PROMPT
How many lines in the records below hold the string "this"? Please answer with the number and nothing more.

AVAILABLE DATA
<<<<

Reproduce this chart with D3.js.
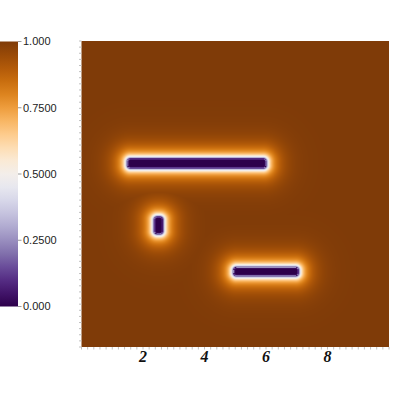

>>>>
<<<<

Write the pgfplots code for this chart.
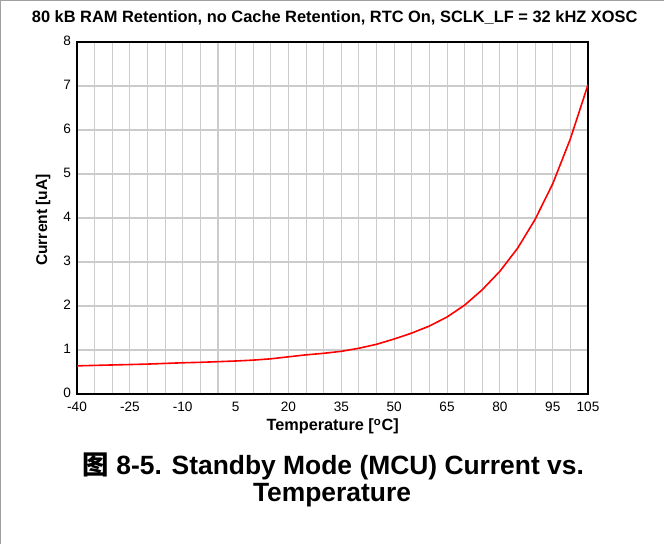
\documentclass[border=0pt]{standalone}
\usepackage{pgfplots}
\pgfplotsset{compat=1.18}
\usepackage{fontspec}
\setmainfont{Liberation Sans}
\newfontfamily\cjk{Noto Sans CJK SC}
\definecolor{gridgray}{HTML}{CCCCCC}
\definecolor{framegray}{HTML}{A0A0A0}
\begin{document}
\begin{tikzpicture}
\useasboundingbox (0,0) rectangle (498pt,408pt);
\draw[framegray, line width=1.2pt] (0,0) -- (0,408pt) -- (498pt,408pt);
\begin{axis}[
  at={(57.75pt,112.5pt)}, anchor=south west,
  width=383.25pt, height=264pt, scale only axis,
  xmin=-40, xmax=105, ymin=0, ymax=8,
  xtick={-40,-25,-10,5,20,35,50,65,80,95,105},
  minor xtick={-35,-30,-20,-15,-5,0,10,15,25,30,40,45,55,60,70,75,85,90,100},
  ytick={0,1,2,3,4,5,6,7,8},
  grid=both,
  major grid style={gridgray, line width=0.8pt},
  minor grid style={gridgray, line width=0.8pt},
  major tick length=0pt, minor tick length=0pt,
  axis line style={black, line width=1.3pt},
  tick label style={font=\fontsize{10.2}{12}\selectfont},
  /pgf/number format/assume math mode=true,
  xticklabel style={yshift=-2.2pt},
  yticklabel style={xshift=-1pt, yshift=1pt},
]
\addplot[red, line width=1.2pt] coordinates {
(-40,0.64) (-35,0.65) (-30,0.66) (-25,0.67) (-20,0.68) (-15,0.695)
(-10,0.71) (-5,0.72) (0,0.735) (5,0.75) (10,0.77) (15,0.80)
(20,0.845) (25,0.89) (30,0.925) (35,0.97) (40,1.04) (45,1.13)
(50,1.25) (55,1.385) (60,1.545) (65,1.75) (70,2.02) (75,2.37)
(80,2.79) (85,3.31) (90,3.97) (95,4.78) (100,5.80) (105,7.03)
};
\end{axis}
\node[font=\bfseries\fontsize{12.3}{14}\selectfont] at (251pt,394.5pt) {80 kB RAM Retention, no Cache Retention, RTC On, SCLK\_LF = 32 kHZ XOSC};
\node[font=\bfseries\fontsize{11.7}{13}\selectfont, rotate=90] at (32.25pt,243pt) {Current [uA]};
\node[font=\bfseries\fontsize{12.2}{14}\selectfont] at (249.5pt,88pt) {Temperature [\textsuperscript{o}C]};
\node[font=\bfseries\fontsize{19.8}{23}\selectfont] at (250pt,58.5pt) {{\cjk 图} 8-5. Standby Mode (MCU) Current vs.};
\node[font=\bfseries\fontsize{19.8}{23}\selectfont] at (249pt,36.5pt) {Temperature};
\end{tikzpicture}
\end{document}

>>>>

EXERCISE RESPONSE
2